According to family lore, I took my first steps in Canyon de Chelly. 

Frosty, where we ate was the Junction Restaurant which is at 100 E. Indian Rt. 102 and is part of the Chinle Best Western.  If you go get in the back dining room and look at the pictures of the WW2 Navajo Code Talkers on the walls.

Canyon de Chelly is something of an odd place for a National Monument.  It is a series of branching canyons with steep/vertical walls and flat, alluvial floors with impressive Anasazi ruins.  You can visit them by either taking a tour vehicle (usually old, converted 2 1/2 ton trucks) or, if you have a 4 wheel drive vehicle you can drive that but you have to have a Navajo guide with you.

The lady we had as a guide had grown up in the canyon and was very knowledgeable.  She would tell us about the ruins or the petroglyph panels but would not approach them herself because or religious reasons.

At one stop way in the upper part of the canyon locals had set up booths selling jewelry and the like.  One girl had a table selling Girl Scout cookies.  That, folks, is really, really deep market penetration.

There are several campgrounds in Chinle or near the mouth of the canyons.

"By hammer and hand all arts do stand."

That sounds like my kind of place, geology, Anasazi ruins, a culture I'm not very familiar with AND good food.

If we eat there and I see the pictures of the Code Talkers I'll pay my respects.
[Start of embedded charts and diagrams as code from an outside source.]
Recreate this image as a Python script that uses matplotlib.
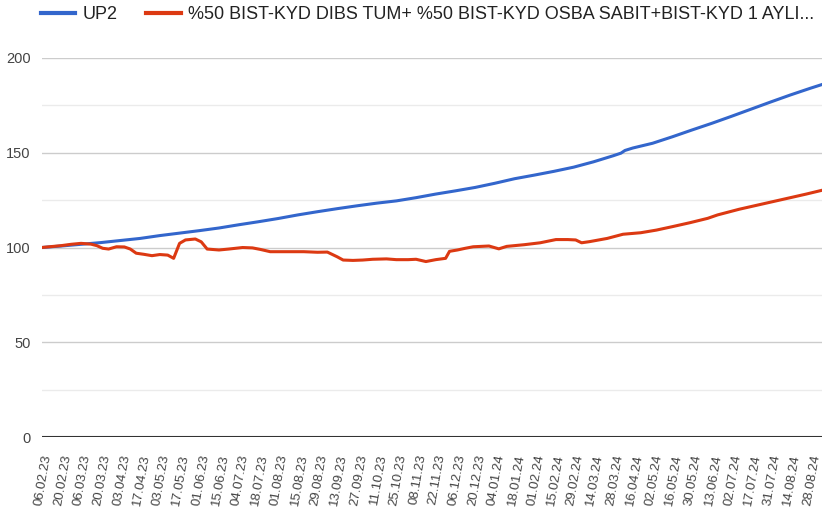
import matplotlib
matplotlib.use("Agg")
import matplotlib.pyplot as plt

plt.rcParams['font.family'] = ['Liberation Sans', 'DejaVu Sans']

# x axis: trading day index, labels every 10 days
tick_labels = ['06.02.23', '20.02.23', '06.03.23', '20.03.23', '03.04.23', '17.04.23',
               '03.05.23', '17.05.23', '01.06.23', '15.06.23', '04.07.23', '18.07.23',
               '01.08.23', '15.08.23', '29.08.23', '13.09.23', '27.09.23', '11.10.23',
               '25.10.23', '08.11.23', '22.11.23', '06.12.23', '20.12.23', '04.01.24',
               '18.01.24', '01.02.24', '15.02.24', '29.02.24', '14.03.24', '28.03.24',
               '16.04.24', '02.05.24', '16.05.24', '30.05.24', '13.06.24', '02.07.24',
               '17.07.24', '31.07.24', '14.08.24', '28.08.24']

up2_x = [0, 10, 20, 30, 40, 50, 60, 70, 80, 90, 100, 110, 120, 130, 140, 150, 160,
         170, 180, 190, 200, 210, 220, 230, 240, 250, 260, 270, 280, 290, 294, 296,
         300, 310, 320, 330, 340, 350, 360, 370, 380, 390, 396]
up2_y = [100, 100.8, 101.7, 102.6, 103.7, 104.8, 106.3, 107.6, 108.9, 110.3, 112,
         113.6, 115.3, 117.2, 118.9, 120.5, 122, 123.4, 124.6, 126.3, 128.2, 129.9,
         131.7, 133.9, 136.3, 138.2, 140.2, 142.4, 145.2, 148.4, 149.8, 151.2, 152.5,
         155, 158.4, 162, 165.5, 169.2, 173, 176.8, 180.5, 184, 186]

bench_x = [0, 5, 10, 15, 20, 25, 28, 31, 34, 38, 42, 45, 48, 52, 56, 60, 64, 67, 70,
           73, 78, 81, 84, 90, 95, 102, 107, 111, 116, 125, 133, 140, 145, 150, 153,
           158, 163, 168, 175, 180, 186, 190, 195, 200, 205, 207, 211, 215, 219, 227,
           232, 236, 245, 253, 261, 267, 271, 274, 278, 287, 295, 304, 312, 320, 329,
           338, 343, 354, 371, 388, 396]
bench_y = [100, 100.5, 101, 101.7, 102.2, 101.8, 101, 99.6, 99.2, 100.4, 100.3, 99.2,
           97, 96.4, 95.7, 96.3, 96, 94.3, 102.2, 104, 104.5, 103, 99.2, 98.7, 99.2,
           100, 99.8, 99, 97.8, 97.8, 97.8, 97.5, 97.6, 95.1, 93.4, 93.2, 93.4, 93.8,
           94, 93.6, 93.6, 93.8, 92.6, 93.6, 94.3, 98, 98.7, 99.6, 100.4, 100.8, 99.3,
           100.6, 101.5, 102.5, 104.2, 104.2, 104, 102.5, 103.1, 104.8, 107, 107.8,
           109.2, 111, 113.1, 115.4, 117.2, 120.2, 124.2, 128.2, 130.2]

fig = plt.figure(figsize=(8.32, 5.13), dpi=100)
ax = fig.add_axes([0.050, 0.148, 0.938, 0.739])

for v in [25, 75, 125, 175]:
    ax.axhline(v, color='#ebebeb', lw=1, zorder=0)
for v in [50, 100, 150, 200]:
    ax.axhline(v, color='#cccccc', lw=1, zorder=0)
ax.axhline(0, color='#333333', lw=1.5, zorder=1)

ax.plot(up2_x, up2_y, color='#3366cc', lw=2.2, label='UP2', zorder=3)
ax.plot(bench_x, bench_y, color='#dc3912', lw=2.2,
        label='%50 BIST-KYD DIBS TUM+ %50 BIST-KYD OSBA SABIT+BIST-KYD 1 AYLI...', zorder=3)

ax.set_xlim(0, 396)
ax.set_ylim(0, 200)
ax.set_yticks([0, 50, 100, 150, 200])
ax.set_xticks(range(0, 10 * len(tick_labels), 10))
ax.set_xticklabels(tick_labels, rotation=80, ha='right', va='top',
                   rotation_mode='anchor', fontsize=9.5, color='#444444')
ax.tick_params(axis='both', length=0)
ax.tick_params(axis='x', pad=12)
ax.tick_params(axis='y', labelsize=10.5, labelcolor='#444444', pad=8)
for s in ax.spines.values():
    s.set_visible(False)

leg = ax.legend(loc='center left', bbox_to_anchor=(41 / 832, 1 - 15 / 513),
                bbox_transform=fig.transFigure, ncol=2, frameon=False,
                fontsize=13, labelcolor='#222222', handlelength=1.9,
                handletextpad=0.4, columnspacing=1.6, borderpad=0, borderaxespad=0)
for h in leg.get_lines():
    h.set_linewidth(3)

fig.savefig('out.png', dpi=100)
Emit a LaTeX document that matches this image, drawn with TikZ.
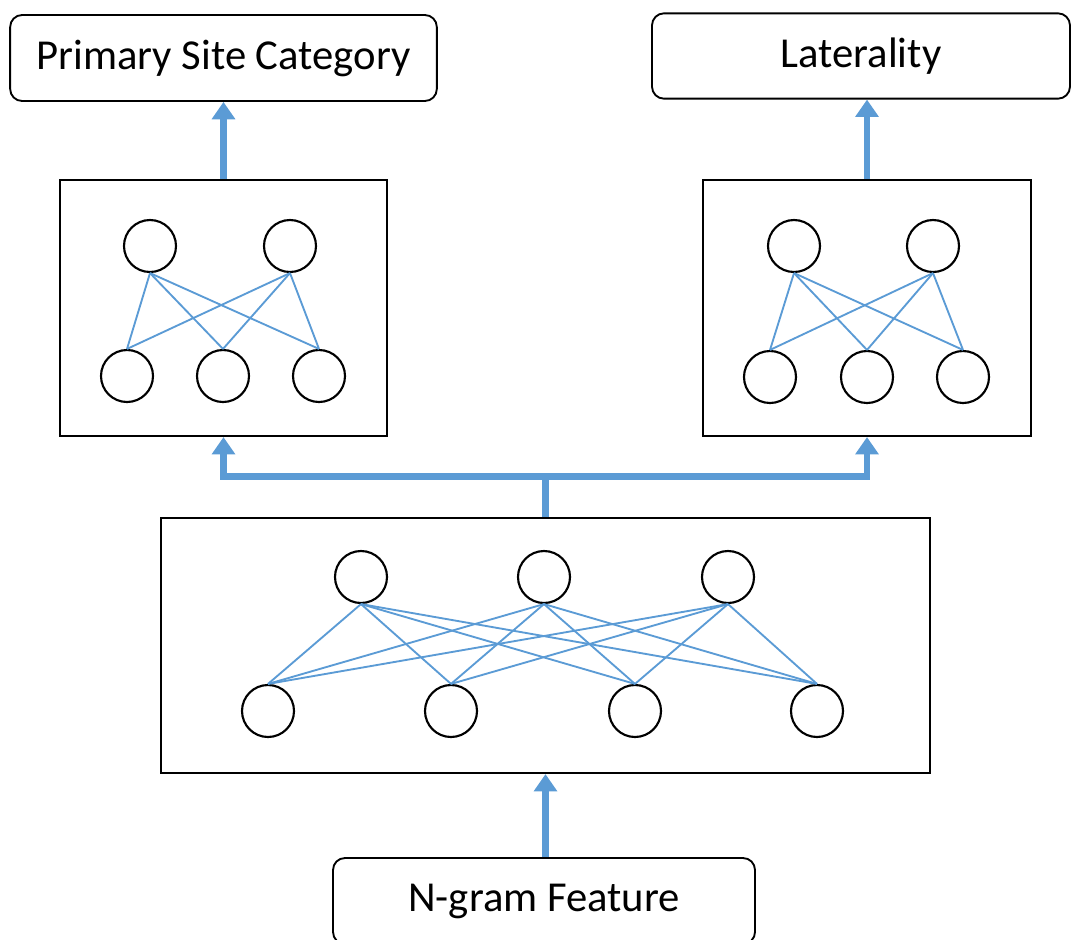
\documentclass[tikz,border=0pt]{standalone}
\usepackage{fontspec}
\setmainfont{Carlito}
\usetikzlibrary{arrows.meta}

\definecolor{wireblue}{RGB}{91,155,213}

\tikzset{
  unit/.style={circle, draw=black, line width=1.6pt, minimum size=39pt, inner sep=0pt},
  wire/.style={wireblue, line width=1.4pt},
  layerbox/.style={draw=black, line width=1.6pt, inner sep=0pt},
  labelbox/.style={draw=black, line width=1.4pt, rounded corners=9pt, inner sep=0pt, font=\fontsize{32}{38}\selectfont},
  flow/.style={wireblue, line width=5.2pt, -{Triangle[width=17pt,length=13pt]}},
}

\begin{document}
\begin{tikzpicture}[x=0.75pt, y=-0.75pt]

\useasboundingbox (0,0) rectangle (1071,939);

% outputs
\node[labelbox, minimum width=320pt, minimum height=64.5pt] (prim) at (223.5,58) {Primary Site Category};
\node[labelbox, minimum width=313.5pt, minimum height=64pt] (lat) at (861,56) {Laterality};

% task layers
\node[layerbox, minimum width=245.25pt, minimum height=192pt] (lnet) at (223.5,308) {};
\node[layerbox, minimum width=246pt, minimum height=192pt] (rnet) at (867,308) {};

% shared layer
\node[layerbox, minimum width=576.75pt, minimum height=191.25pt] (enc) at (545.5,645.5) {};

% input
\node[labelbox, minimum width=316.5pt, minimum height=64.5pt] (feat) at (544,901) {N-gram Feature};

% units, left task layer
\node[unit] (la1) at (150,246) {};
\node[unit] (la2) at (290,246) {};
\node[unit] (lb1) at (127,376) {};
\node[unit] (lb2) at (223,376) {};
\node[unit] (lb3) at (319,376) {};

% units, right task layer
\node[unit] (ra1) at (794,246) {};
\node[unit] (ra2) at (933,246) {};
\node[unit] (rb1) at (770,377) {};
\node[unit] (rb2) at (867,377) {};
\node[unit] (rb3) at (963,377) {};

% units, shared layer
\node[unit] (sa1) at (361,577) {};
\node[unit] (sa2) at (544,577) {};
\node[unit] (sa3) at (728,577) {};
\node[unit] (sb1) at (268,711) {};
\node[unit] (sb2) at (451,711) {};
\node[unit] (sb3) at (635,711) {};
\node[unit] (sb4) at (817,711) {};

% connections
\foreach \a in {1,2} {
  \foreach \b in {1,2,3} {
    \draw[wire] (la\a.south) -- (lb\b.north);
    \draw[wire] (ra\a.south) -- (rb\b.north);
  }
}
\foreach \a in {1,2,3} {
  \foreach \b in {1,2,3,4}
    \draw[wire] (sa\a.south) -- (sb\b.north);
}

% data flow
\path (enc.north) ++(0,-40) coordinate (split);
\draw[flow] (enc.south |- feat.north) -- (enc.south);
\draw[flow] (enc.north) -- (split) -| (lnet.south);
\draw[flow] (split) -| (rnet.south);
\draw[flow] (lnet.north) -- (prim.south);
\draw[flow] (rnet.north) -- (rnet.north |- lat.south);

\end{tikzpicture}
\end{document}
They were responsible for saving more lives than almost any other group. I wonder how many enemy code breakers ended up wearing straight jackets taking happy pills.

I don't know about riding in the back of a deuce and a half though, have to take a look at the seats first. I'll bet we can find someone to give us a tour without having to bring our own 4x4. 

Girl Scout cookies are universal you can get them in any town or village I've been in here and I used to get around a lot. S'Moas, mmmmmmm!

Thanks, I'm liking Chinle more all the time. 

Frosty The Lucky.

When I was at Bell Labs we had a talk by a surviving code talker.  They used a two level code; the first level was Navaho; the second level was they made up what various military things were called; so even if you spoke Navaho you still wouldn't know exactly what was being said.  Turns out that there was a  lack of Navaho speaking Japanese at that time. (I know of one; but he married into the tribe and lived out here before during and after the war. Grandfather to one of my friends.)

I watched an interview with a few code talkers some time back and they spoke code in Navajo IIRC they'd chat a little before getting down to business where they exchanged the page or # of the code they were going to use. That was in a private code. 

Frosty The Lucky.

  • 4 months later...

WOW that pattern. That is amazing. Great work.

  • Author

FL: Thank you...it took me a while to get that pattern worked out and to get a piece that long but this one worked out pretty well..

JPH

  • Author

Thomas: I am finishing up the Japanese section as well as the crucible sections and the grip section..I am also starting the photography and line drawings... work progresses..hopefully this spring..

While the blade came out rather nice//what I am most pleased with is the grip.. I was a bit concerned about the amount of heat that was needed to melt the copal,  going from the information I could glean from Roman texts, it did work but the texts really didn't say much about the amount of heat it took..all it said was heated over coals...but it did come out pretty snazzy...

JPH

Yes the old texts are like that; I enjoy reading the "disposable apprentice methods" to my shop minions---like XXXXXXXX; hmmm not even going to explain that in public---stupidly dangerous!

I'll start saving my change to buy a copy when it comes out.

  • 4 months later...

Thomas, your minions appreciate your consideration. We are glad that you tell us about it before we try it.... We have no desire to be the "Expendable Minion."

 

Thom - A minion trying to stay alive and learn more from Thomas.

 

PS. I am also saving change to buy a copy.